The Coldfire Appreciation Thread

Um… where am I? I don’t remember much… [sub] but I had the strangest dreams, at least I think they were dreams… [/sub]

::suddenly looks around::

Uh, I got here late. Yeah that’s it.

::attempts to speak brightly, but just sounds brittle::

So…anyone need help tidying up?
Urk.

Sure. I’ll pitch in.

I’m going to need some help emptying the Jell-O tub.

Can someone get Astroboy out of here? He’s looking really pathetic, with all the vomit in his hair.

What’s the best way to dispose of a bong?

Nice job, Ginger. We now have the walls fixed.

Just tie the bong to Astroboy and throw him in the back of the car. With a bucket.

Good thing this rubber room is easy to hose down.

No need to, it’s legal here. If you don’t know what to do with it, give it to Hamlet, I don’t know how, but he seems to have acquired a taste for it. :smiley:

BTW, does anybody have more duct tape ? I ran out of it while fixing the plumbing.

Sure, I’ll help with the jello tub. [sub]Jello tub? I don’t remember that at all. Unless I thought it was the swimming pool?[/sub]

Buckets. Plastic garbage bags. We’ll have to melt it and flush it.

[sub]This was a private house?[/sub] ::eek::

And there’s duct tape and a flashlight in my pack [sub]wherever that is[/sub].

And there’s duct tape and a flashlight in my pack [sub]wherever that is[/sub].

And there’s duct tape and a flashlight in my pack [sub]wherever that is[/sub].

Amateur! You don’t use Duct Tape on plumbing! You call the big burly plumber boy [sub]droooool[/sub].

And obviously you guys haven’t had much jell-o tub experience. Just throw Astroboy in the tub and turn on the shower to relatively hot. It’ll melt, he’ll smell much better, and the car won’t be all skanky smelling after we drop him off on a dyke somewhere.

Down, girl, down :smiley: [sub]and the second part of your post was way too easy ![/sub]

Anyway, I’m off to Netherland Tire for more duct tape, anything else is needed ?

Soap. Preferably something not too harsh…

[sub]rfrbynttoohrshh…[/sub]

Is there an echo in here?

[sub](thinks: what did I do with my ticket home?)[/sub]

Where you guys looking for the Grolsch? thats on the other side of the patio.
I don’t want to try the Grolch, but I believe Coldy swears by it. (heh, heh heheheh)

:Bunny begins polishing Coldy’s bike:

No, honest, I brought it into the house so it wouldn’t get, um, rained on.
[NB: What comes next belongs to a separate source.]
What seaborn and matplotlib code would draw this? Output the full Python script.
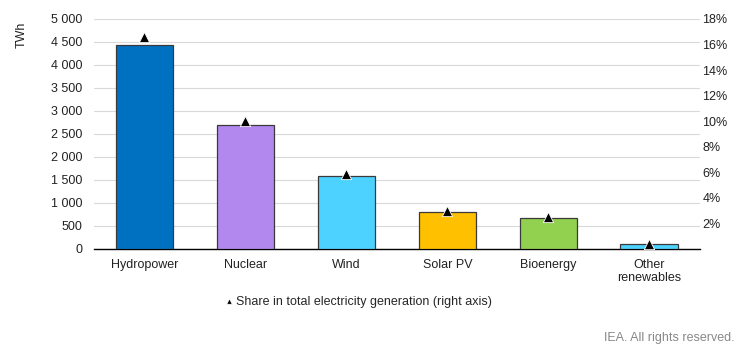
import pandas as pd
import matplotlib
matplotlib.use('Agg')
import matplotlib.pyplot as plt
import seaborn as sns
from matplotlib.ticker import FuncFormatter

# data
sources = ['Hydropower', 'Nuclear', 'Wind', 'Solar PV', 'Bioenergy', 'Other\nrenewables']
generation_twh = [4440, 2700, 1590, 810, 670, 110]
share_pct = [16.6, 10.0, 5.9, 3.0, 2.5, 0.4]
colors = ['#0070C0', '#B388EE', '#4DD2FF', '#FFC000', '#92D050', '#4DD2FF']

df = pd.DataFrame({'source': sources, 'twh': generation_twh, 'share': share_pct})

sns.set_style('white')
plt.rcParams['font.family'] = ['Liberation Sans', 'DejaVu Sans']

fig = plt.figure(figsize=(7.46, 3.51), dpi=100)
ax = fig.add_axes([0.126, 0.291, 0.812, 0.655])

sns.barplot(data=df, x='source', y='twh', hue='source', palette=colors, legend=False,
            width=0.57, edgecolor='#3a3a3a', linewidth=0.9, saturation=1, ax=ax, zorder=3)
ax.set_ylim(0, 5000)
ax.set_xlim(-0.5, 5.5)
ax.set_yticks(range(0, 5001, 500))
ax.yaxis.set_major_formatter(FuncFormatter(lambda v, p: f'{int(v):,}'.replace(',', ' ')))
ax.grid(axis='y', color='#d9d9d9', linewidth=0.8, zorder=0)
ax.set_axisbelow(True)
ax.set_xlabel('')
ax.set_ylabel('TWh', fontsize=9, color='#222222')
ax.yaxis.set_label_coords(-0.109, 0.93)
ax.tick_params(axis='y', length=0, labelsize=9, colors='#222222', pad=8.5)
ax.tick_params(axis='x', length=0, labelsize=9, colors='#222222', pad=7)
for s in ['top', 'left', 'right']:
    ax.spines[s].set_visible(False)
ax.spines['bottom'].set_color('black')
ax.spines['bottom'].set_linewidth(1)

ax2 = ax.twinx()
sns.scatterplot(data=df, x='source', y='share', marker='^', color='black', s=55,
                edgecolor='white', linewidth=0.6, ax=ax2, zorder=5,
                label='Share in total electricity generation (right axis)')
ax2.set_ylim(0, 18)
ax2.set_yticks(range(2, 19, 2))
ax2.yaxis.set_major_formatter(FuncFormatter(lambda v, p: f'{int(v)}%'))
ax2.tick_params(axis='y', length=0, labelsize=9, colors='#222222', pad=2)
ax2.set_ylabel('')
for s in ['top', 'left', 'right', 'bottom']:
    ax2.spines[s].set_visible(False)

leg = ax2.legend(loc='center', bbox_to_anchor=(0.435, -0.23), frameon=False, fontsize=9,
                 handletextpad=0.1, markerscale=0.55, handlelength=1)

fig.text(0.985, 0.02, 'IEA. All rights reserved.', ha='right', va='bottom',
         fontsize=9, color='#888888')

plt.savefig('out.png', dpi=100)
Yeah, that’s it. I mean, I can do a much better job of spit polishing it here in the bedro…inside.

What’s that? Why is there mustard on my back? Um, well, you see, it all started with the strawberry mead…and…

:scuffs feet, looks contrite:

:: muttering to self while scrubbing out the hot tub ::

[sub]razza-frazzin’…always gotta be ME doin’ the clean up…tub was ALREADY full of jello when I got here…but NO, ever’boddy else clears out or PASSES out and leaves all the work for us sober types who never even had the CHANCE to get sloshed on Grolch OR Grolsch or frazzin’ strawberry mead…and besides, Ol’ Clog-boi won’t even appreciate the efforts here, even though I’m using his toothbrush to file the green crusted jello out of his tilework…[/sub]

Hey, Searching For Truth! (tosses a soapy sponge in her direction) Gimme a hand here, why’ncha…

>SPLASH<

Ohh, dammit, Ginger ya mean I gotta scrub off Astropuke, too? razzafrazzincryinoutloud…

Hey, don’t look at me; I’m just delivering the pizzas.

Now, who had the pepperoni, mushroom and is this banana? pizza?

Robin

Astroboy (sort of) wakes up…

Hey, whaddaya doin? Get yer f****** hands off me!! I’ll kick yer ass! You and what army? Come and get i…

Astroboy struggles for a bit before passing out again…

Calm down, Astroboy. It’s just Tygr. He’s straight. Unless you’re looking for - ?

Tygr, shut the hell up. You helped make the mess all over the rest of the place, you can bloody well help clean up. And stop touching Astroboy there! The party’s over.

Astroboy suddenly bolts up…

WHAT??? This party ain’t over until I say it’s over!!

(Get off me, dammit!)

Astroboy stands up and rips off his clothes…

WHOO HOOOOOO!!!

Astroboy runs naked through the house…

PAAAAAAAAAAAAAAAAAA-RTY!!!

Where the hell is that bong? And who has all the beer??

Hey, guys? Why are we worried here? I mean, it’s not like WE did anything. Jeez, the man said it himself:

And I got it all on videotape, too. Trust me, everybody, we’re in the clear! Now let’s take this party over to what’s left of his next door neighbor’s house!

Copies of the video will be available on eBay shortly. I’ll make the reserve price something…affordable.